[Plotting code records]
..............................

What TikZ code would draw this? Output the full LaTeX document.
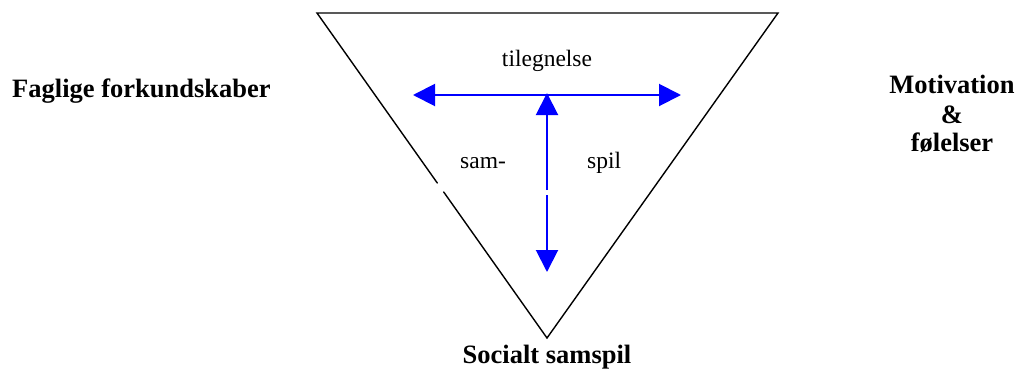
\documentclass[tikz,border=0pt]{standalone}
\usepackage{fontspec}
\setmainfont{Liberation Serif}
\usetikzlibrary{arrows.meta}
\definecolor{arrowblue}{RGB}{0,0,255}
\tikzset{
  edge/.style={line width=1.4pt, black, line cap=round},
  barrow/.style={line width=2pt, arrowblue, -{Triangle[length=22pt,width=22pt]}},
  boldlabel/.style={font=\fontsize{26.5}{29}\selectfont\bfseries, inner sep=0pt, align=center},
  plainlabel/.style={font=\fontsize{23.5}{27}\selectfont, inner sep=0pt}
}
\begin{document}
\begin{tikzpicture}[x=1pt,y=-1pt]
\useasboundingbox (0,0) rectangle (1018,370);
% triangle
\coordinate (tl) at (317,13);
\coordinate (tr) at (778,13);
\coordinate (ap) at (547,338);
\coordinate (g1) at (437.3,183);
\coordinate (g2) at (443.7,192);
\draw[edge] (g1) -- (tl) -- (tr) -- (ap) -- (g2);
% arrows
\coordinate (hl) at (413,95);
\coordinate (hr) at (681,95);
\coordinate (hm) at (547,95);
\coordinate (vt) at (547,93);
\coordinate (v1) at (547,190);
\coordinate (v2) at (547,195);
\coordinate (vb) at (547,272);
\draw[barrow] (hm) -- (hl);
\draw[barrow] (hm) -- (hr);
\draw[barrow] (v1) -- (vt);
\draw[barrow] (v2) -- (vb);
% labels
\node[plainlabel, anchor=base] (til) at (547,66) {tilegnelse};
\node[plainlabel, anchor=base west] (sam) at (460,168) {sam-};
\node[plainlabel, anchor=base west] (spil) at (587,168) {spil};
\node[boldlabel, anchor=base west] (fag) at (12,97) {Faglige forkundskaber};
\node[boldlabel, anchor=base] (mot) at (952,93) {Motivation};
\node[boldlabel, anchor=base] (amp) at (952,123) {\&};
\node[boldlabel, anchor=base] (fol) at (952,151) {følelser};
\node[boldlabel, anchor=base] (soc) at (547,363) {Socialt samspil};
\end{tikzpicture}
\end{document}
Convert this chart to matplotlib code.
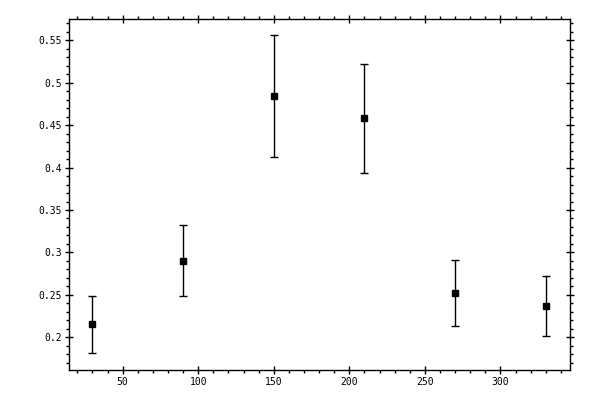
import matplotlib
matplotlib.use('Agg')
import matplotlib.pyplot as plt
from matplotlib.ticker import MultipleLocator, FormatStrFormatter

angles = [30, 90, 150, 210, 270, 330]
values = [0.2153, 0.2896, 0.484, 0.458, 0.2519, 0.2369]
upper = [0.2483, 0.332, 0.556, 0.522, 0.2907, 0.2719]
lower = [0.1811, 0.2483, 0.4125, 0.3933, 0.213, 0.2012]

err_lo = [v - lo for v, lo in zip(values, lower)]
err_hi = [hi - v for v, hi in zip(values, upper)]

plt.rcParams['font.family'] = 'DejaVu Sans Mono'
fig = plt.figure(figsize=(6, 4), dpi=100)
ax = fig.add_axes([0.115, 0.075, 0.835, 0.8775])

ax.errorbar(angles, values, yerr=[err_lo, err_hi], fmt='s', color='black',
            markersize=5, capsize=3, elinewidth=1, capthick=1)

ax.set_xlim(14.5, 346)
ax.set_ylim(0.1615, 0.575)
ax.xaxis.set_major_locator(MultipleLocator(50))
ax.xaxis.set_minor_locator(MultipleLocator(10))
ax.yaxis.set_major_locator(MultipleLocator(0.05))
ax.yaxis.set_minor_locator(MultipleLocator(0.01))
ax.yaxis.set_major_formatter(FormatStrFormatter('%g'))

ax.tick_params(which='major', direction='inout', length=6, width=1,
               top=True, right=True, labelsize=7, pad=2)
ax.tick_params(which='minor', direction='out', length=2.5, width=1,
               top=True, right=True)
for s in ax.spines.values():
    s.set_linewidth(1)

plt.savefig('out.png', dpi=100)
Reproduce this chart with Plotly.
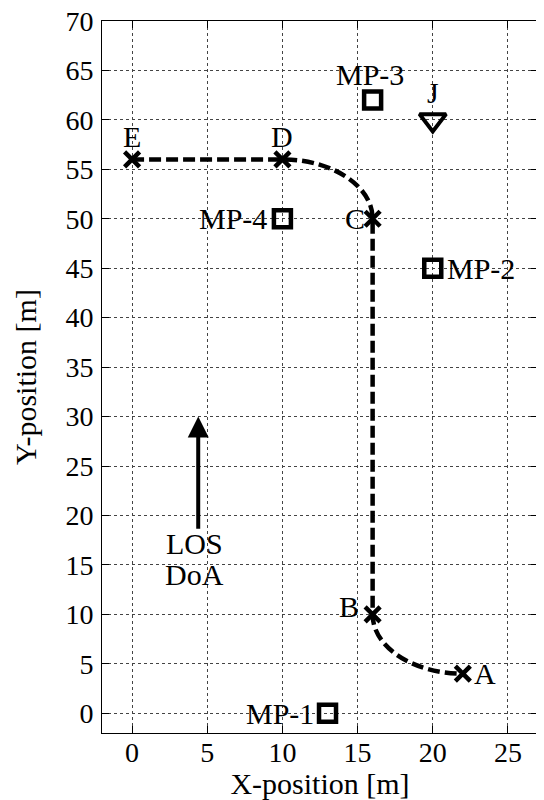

..............................

From the material above, reproduce only what runs from the line holding "Convert this chart to matplotlib code." down to the line holding "markersize=5, capsize=3, elinewidth=1, capthick=1)", both included, pictures excluded.

Convert this chart to matplotlib code.
import matplotlib
matplotlib.use('Agg')
import matplotlib.pyplot as plt
from matplotlib.ticker import MultipleLocator, FormatStrFormatter

angles = [30, 90, 150, 210, 270, 330]
values = [0.2153, 0.2896, 0.484, 0.458, 0.2519, 0.2369]
upper = [0.2483, 0.332, 0.556, 0.522, 0.2907, 0.2719]
lower = [0.1811, 0.2483, 0.4125, 0.3933, 0.213, 0.2012]

err_lo = [v - lo for v, lo in zip(values, lower)]
err_hi = [hi - v for v, hi in zip(values, upper)]

plt.rcParams['font.family'] = 'DejaVu Sans Mono'
fig = plt.figure(figsize=(6, 4), dpi=100)
ax = fig.add_axes([0.115, 0.075, 0.835, 0.8775])

ax.errorbar(angles, values, yerr=[err_lo, err_hi], fmt='s', color='black',
            markersize=5, capsize=3, elinewidth=1, capthick=1)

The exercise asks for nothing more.